* EXERCISE AIM: Please return exactly the run of lines that begins with the line containing "Emit a LaTeX" and ends with the line containing "import seaborn as sns", pictures excluded.

[Code that draws figures]
....
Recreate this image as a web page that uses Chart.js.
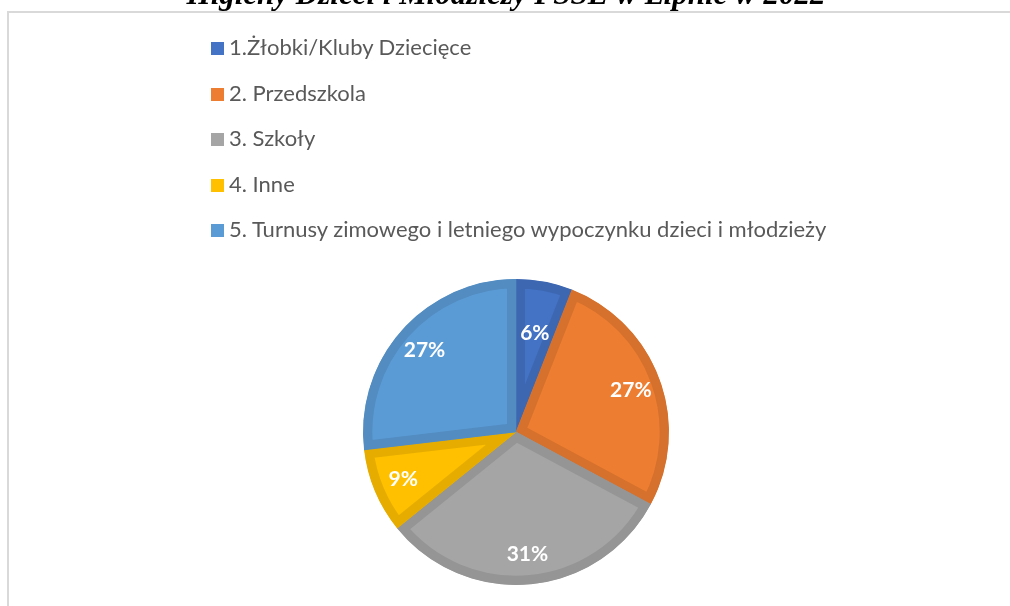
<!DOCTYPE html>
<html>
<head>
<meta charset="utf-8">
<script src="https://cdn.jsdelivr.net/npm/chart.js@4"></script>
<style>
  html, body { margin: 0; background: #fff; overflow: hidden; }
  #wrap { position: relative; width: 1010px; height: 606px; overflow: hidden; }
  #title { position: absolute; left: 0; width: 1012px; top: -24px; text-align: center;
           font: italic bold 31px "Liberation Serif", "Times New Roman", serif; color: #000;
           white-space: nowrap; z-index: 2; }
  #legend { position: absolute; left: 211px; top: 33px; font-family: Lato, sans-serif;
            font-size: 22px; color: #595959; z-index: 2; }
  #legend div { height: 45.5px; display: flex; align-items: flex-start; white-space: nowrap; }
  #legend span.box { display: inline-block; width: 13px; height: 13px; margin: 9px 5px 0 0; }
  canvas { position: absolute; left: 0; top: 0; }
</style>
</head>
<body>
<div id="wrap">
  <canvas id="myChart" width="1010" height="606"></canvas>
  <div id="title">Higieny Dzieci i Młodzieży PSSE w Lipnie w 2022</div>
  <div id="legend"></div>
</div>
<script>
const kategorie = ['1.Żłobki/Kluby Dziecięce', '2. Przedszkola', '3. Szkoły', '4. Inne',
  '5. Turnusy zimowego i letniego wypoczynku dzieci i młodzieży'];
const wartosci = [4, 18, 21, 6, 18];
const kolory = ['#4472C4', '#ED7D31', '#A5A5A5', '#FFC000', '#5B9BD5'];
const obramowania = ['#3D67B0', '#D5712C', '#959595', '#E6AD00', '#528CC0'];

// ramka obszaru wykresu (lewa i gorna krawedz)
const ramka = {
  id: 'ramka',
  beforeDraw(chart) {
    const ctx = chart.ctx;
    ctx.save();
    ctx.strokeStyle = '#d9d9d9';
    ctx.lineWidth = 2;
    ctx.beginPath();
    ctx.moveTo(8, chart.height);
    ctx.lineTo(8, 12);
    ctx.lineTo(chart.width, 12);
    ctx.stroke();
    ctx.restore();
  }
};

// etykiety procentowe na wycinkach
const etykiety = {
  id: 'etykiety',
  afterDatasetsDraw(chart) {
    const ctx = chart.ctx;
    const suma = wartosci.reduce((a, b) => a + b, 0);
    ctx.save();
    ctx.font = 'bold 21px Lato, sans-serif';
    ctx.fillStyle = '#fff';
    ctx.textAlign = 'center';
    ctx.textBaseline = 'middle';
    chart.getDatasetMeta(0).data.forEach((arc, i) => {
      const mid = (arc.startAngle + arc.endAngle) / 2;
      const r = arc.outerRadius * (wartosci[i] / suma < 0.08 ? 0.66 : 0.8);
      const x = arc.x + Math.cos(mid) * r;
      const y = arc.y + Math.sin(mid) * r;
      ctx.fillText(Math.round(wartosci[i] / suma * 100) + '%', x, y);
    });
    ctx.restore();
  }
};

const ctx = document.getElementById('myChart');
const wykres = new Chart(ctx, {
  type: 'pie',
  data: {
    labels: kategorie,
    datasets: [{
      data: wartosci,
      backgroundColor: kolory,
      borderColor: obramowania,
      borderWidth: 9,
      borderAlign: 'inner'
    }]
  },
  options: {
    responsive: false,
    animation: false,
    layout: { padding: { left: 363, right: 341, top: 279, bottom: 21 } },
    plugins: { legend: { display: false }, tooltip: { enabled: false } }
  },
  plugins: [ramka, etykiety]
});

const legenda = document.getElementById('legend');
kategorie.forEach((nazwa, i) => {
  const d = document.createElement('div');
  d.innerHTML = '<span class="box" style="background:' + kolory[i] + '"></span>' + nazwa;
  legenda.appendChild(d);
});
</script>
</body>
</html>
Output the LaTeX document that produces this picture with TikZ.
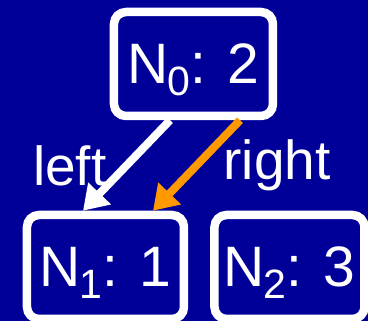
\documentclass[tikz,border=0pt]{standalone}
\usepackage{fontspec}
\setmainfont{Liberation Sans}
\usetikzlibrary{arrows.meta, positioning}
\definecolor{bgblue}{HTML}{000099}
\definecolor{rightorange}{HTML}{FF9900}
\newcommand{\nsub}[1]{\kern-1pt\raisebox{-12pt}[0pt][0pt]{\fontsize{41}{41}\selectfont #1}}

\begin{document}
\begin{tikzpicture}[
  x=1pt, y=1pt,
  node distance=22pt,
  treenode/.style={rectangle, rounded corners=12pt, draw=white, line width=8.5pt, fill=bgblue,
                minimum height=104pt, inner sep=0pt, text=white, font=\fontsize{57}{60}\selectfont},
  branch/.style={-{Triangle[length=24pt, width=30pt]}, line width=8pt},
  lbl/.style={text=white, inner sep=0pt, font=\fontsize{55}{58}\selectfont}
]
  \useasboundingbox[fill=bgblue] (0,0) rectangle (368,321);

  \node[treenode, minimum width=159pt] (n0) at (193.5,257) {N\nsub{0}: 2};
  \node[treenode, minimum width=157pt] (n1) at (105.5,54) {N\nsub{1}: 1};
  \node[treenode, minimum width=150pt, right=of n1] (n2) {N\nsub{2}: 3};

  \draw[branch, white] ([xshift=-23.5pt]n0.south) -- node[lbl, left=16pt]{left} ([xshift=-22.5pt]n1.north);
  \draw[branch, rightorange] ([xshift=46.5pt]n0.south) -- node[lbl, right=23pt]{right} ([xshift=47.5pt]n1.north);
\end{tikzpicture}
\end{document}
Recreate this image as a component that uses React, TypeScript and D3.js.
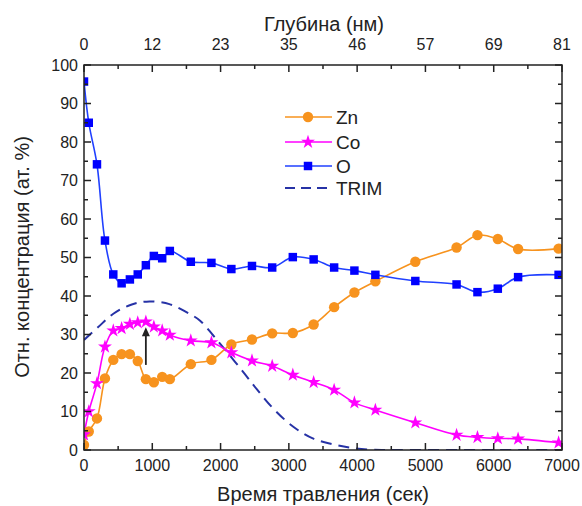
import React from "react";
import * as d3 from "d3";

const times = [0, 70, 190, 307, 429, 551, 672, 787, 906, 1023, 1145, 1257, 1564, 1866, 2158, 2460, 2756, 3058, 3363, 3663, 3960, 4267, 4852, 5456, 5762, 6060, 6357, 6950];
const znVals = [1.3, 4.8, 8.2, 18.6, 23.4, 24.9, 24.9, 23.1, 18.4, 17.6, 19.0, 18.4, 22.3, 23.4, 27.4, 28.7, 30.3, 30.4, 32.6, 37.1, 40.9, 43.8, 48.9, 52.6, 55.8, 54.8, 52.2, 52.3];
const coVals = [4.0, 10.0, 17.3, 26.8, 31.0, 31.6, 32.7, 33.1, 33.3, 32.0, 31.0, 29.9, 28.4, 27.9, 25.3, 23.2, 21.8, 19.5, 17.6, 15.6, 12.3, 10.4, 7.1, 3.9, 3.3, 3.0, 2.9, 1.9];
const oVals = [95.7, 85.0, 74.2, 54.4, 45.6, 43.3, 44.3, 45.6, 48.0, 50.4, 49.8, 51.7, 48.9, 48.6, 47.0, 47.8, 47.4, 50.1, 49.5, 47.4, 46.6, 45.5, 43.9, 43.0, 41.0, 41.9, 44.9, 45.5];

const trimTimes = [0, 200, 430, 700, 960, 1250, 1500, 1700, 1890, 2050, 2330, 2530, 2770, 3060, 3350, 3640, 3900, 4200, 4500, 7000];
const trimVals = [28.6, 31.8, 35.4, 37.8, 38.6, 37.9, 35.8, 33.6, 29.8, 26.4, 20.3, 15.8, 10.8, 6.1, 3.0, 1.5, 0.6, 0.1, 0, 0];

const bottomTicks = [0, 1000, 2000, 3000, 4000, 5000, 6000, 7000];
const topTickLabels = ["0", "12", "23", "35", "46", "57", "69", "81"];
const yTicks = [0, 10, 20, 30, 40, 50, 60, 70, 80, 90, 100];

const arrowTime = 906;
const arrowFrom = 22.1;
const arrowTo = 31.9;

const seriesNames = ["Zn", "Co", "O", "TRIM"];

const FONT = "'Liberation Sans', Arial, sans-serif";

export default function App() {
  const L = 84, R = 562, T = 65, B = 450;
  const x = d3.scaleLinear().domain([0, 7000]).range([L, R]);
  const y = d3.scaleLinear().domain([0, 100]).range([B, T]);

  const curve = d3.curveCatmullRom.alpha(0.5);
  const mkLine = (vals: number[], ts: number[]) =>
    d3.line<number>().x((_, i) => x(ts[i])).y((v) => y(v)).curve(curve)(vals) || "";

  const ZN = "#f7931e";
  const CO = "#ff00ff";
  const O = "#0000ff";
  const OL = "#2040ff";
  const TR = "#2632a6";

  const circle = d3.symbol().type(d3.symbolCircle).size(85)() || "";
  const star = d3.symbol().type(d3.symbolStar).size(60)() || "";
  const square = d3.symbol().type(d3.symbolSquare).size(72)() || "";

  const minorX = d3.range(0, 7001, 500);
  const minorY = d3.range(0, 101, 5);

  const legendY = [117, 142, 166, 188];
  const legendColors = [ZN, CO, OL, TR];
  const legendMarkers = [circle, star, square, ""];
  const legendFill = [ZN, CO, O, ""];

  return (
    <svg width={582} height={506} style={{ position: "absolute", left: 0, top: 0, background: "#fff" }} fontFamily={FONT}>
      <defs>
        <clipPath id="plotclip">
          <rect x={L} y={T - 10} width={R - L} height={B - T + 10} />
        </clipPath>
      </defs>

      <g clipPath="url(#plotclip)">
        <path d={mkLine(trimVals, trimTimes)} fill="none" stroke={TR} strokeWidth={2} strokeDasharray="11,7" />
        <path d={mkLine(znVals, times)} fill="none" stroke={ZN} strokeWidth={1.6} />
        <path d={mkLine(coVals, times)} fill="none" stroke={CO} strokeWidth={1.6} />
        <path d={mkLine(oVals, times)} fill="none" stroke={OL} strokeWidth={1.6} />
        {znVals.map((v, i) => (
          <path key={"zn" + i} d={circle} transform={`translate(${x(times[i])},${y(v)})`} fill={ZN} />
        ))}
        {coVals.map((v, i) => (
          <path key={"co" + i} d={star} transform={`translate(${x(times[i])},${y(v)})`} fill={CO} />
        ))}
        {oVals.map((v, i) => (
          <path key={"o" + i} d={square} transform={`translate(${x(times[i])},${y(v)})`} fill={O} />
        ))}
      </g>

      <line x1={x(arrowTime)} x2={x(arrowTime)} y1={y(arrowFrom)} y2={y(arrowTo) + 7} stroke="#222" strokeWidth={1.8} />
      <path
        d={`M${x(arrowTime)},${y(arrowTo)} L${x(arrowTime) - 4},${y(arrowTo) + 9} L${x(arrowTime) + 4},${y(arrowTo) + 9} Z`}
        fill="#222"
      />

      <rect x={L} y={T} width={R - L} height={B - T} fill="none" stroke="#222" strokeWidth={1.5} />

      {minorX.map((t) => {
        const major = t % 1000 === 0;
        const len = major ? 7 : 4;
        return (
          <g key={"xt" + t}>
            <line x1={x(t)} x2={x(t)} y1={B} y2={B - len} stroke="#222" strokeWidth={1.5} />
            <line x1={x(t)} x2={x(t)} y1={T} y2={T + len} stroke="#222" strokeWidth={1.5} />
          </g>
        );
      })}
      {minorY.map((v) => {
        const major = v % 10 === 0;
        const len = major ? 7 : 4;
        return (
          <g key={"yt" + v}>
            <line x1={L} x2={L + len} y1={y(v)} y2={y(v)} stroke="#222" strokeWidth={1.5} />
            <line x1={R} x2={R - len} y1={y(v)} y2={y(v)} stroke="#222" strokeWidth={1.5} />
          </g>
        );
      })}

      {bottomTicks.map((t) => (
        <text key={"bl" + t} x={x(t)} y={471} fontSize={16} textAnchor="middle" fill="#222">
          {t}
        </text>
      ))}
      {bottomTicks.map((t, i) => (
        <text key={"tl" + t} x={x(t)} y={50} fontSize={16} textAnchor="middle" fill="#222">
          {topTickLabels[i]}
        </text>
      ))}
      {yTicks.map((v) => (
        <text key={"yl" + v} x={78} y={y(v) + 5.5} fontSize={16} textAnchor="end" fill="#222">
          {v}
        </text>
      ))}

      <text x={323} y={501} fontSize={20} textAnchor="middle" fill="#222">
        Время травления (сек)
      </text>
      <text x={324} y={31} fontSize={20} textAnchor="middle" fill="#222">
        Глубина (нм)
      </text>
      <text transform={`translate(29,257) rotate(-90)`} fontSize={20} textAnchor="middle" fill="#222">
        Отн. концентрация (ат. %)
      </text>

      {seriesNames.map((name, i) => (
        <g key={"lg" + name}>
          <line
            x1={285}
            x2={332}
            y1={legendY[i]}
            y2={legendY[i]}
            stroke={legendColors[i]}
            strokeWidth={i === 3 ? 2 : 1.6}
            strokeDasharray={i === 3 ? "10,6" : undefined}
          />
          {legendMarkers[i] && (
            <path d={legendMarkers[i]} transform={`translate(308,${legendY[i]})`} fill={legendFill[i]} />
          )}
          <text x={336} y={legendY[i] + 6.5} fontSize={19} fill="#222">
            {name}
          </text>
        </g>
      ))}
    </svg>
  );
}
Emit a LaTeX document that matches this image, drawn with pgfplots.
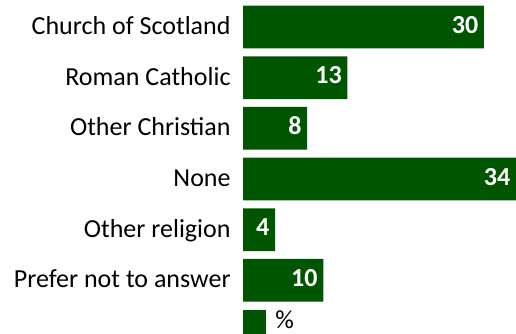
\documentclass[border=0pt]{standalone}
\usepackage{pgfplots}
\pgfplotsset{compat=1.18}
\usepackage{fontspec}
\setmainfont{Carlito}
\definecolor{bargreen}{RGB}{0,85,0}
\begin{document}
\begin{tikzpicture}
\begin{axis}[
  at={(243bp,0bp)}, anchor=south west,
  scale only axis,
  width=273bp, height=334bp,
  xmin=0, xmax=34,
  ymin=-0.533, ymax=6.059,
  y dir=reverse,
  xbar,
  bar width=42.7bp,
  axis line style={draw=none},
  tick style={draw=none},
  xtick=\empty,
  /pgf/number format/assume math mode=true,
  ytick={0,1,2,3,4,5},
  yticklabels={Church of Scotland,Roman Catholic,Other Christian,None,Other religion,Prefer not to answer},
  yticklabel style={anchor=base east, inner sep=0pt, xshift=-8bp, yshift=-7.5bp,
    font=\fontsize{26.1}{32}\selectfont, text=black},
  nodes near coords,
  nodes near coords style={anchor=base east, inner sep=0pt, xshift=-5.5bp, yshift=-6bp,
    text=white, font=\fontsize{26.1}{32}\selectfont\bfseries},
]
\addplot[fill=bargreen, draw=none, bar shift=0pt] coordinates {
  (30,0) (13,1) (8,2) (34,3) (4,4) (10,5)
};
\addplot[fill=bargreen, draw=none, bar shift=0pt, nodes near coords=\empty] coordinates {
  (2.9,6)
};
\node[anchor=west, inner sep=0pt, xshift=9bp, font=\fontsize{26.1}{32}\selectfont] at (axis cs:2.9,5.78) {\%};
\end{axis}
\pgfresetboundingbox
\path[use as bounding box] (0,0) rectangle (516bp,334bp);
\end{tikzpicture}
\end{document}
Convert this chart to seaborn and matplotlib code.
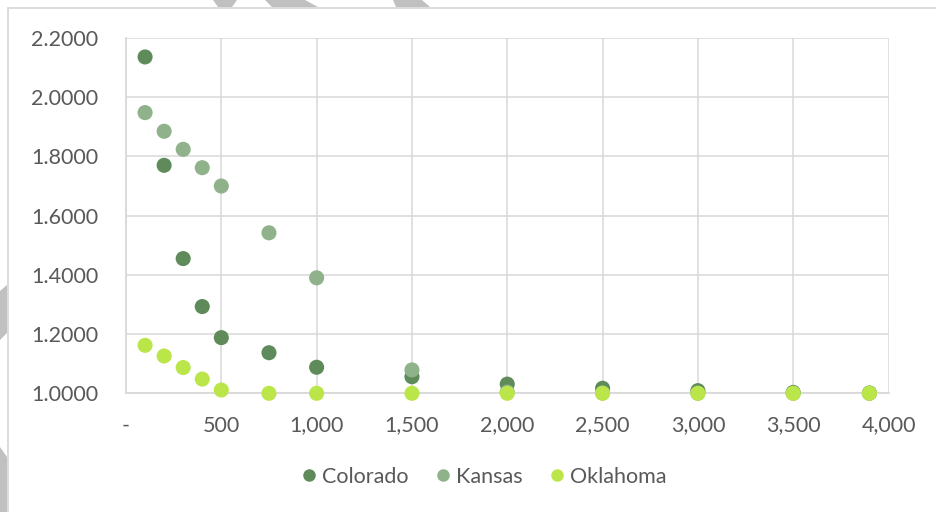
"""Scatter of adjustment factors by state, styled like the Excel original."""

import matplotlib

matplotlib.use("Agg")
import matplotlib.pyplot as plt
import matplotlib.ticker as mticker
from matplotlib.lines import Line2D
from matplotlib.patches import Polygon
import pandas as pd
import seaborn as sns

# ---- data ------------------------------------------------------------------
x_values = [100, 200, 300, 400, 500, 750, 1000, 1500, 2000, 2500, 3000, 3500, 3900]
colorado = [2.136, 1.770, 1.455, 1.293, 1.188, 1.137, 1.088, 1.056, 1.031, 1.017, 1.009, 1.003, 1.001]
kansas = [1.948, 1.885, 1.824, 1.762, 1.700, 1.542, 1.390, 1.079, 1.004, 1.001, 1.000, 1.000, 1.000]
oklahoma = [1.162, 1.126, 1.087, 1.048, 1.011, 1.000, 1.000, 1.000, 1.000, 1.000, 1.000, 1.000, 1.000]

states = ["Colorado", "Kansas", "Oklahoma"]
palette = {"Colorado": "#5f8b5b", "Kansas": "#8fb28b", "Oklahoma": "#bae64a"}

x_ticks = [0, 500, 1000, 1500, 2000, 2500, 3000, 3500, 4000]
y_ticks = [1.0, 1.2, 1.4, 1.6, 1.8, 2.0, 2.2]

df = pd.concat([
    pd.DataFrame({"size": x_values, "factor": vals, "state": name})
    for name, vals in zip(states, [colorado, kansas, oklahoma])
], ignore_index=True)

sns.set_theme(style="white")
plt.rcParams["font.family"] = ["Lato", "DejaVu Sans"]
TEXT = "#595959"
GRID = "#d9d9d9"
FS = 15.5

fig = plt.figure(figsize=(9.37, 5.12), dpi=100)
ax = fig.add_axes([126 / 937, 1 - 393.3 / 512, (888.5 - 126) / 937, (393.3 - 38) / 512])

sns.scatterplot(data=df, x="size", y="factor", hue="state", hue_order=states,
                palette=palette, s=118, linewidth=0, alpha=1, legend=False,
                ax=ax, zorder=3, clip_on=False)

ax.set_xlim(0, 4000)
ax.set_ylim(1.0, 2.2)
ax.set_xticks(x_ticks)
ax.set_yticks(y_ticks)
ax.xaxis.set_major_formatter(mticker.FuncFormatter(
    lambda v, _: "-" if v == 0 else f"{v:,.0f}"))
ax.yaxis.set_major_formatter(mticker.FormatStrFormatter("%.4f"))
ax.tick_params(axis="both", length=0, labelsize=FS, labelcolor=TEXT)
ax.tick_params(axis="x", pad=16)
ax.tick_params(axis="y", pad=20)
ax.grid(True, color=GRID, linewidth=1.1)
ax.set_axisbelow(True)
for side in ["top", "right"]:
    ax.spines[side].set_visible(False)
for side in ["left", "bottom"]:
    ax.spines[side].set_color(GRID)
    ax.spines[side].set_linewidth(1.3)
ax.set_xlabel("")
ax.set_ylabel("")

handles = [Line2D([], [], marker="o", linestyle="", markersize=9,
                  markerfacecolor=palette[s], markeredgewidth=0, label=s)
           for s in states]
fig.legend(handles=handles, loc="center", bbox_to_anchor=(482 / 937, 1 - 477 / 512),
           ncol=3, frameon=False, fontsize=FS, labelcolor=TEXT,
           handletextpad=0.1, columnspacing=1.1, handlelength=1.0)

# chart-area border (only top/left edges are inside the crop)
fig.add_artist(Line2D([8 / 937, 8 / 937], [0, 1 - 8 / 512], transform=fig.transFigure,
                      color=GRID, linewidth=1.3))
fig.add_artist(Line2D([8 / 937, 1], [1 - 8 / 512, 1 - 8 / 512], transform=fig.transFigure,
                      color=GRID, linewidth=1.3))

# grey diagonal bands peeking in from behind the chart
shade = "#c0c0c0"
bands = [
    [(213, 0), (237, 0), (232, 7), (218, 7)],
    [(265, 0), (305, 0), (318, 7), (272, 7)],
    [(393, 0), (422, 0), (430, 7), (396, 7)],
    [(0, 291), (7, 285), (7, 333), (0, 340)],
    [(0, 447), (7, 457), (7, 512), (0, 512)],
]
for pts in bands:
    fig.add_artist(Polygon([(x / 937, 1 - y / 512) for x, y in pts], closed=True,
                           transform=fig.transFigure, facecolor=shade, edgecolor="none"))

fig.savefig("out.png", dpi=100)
....
* TASK ANSWER:
Emit a LaTeX document that matches this image, drawn with pgfplots.
\documentclass[border=0pt]{standalone}
\usepackage{pgfplots}
\pgfplotsset{compat=1.18}
\usepackage{fontspec}
\setmainfont{Carlito}
\definecolor{bargreen}{RGB}{0,85,0}
\begin{document}
\begin{tikzpicture}
\begin{axis}[
  at={(243bp,0bp)}, anchor=south west,
  scale only axis,
  width=273bp, height=334bp,
  xmin=0, xmax=34,
  ymin=-0.533, ymax=6.059,
  y dir=reverse,
  xbar,
  bar width=42.7bp,
  axis line style={draw=none},
  tick style={draw=none},
  xtick=\empty,
  /pgf/number format/assume math mode=true,
  ytick={0,1,2,3,4,5},
  yticklabels={Church of Scotland,Roman Catholic,Other Christian,None,Other religion,Prefer not to answer},
  yticklabel style={anchor=base east, inner sep=0pt, xshift=-8bp, yshift=-7.5bp,
    font=\fontsize{26.1}{32}\selectfont, text=black},
  nodes near coords,
  nodes near coords style={anchor=base east, inner sep=0pt, xshift=-5.5bp, yshift=-6bp,
    text=white, font=\fontsize{26.1}{32}\selectfont\bfseries},
]
\addplot[fill=bargreen, draw=none, bar shift=0pt] coordinates {
  (30,0) (13,1) (8,2) (34,3) (4,4) (10,5)
};
\addplot[fill=bargreen, draw=none, bar shift=0pt, nodes near coords=\empty] coordinates {
  (2.9,6)
};
\node[anchor=west, inner sep=0pt, xshift=9bp, font=\fontsize{26.1}{32}\selectfont] at (axis cs:2.9,5.78) {\%};
\end{axis}
\pgfresetboundingbox
\path[use as bounding box] (0,0) rectangle (516bp,334bp);
\end{tikzpicture}
\end{document}
Convert this chart to seaborn and matplotlib code.
"""Scatter of adjustment factors by state, styled like the Excel original."""

import matplotlib

matplotlib.use("Agg")
import matplotlib.pyplot as plt
import matplotlib.ticker as mticker
from matplotlib.lines import Line2D
from matplotlib.patches import Polygon
import pandas as pd
import seaborn as sns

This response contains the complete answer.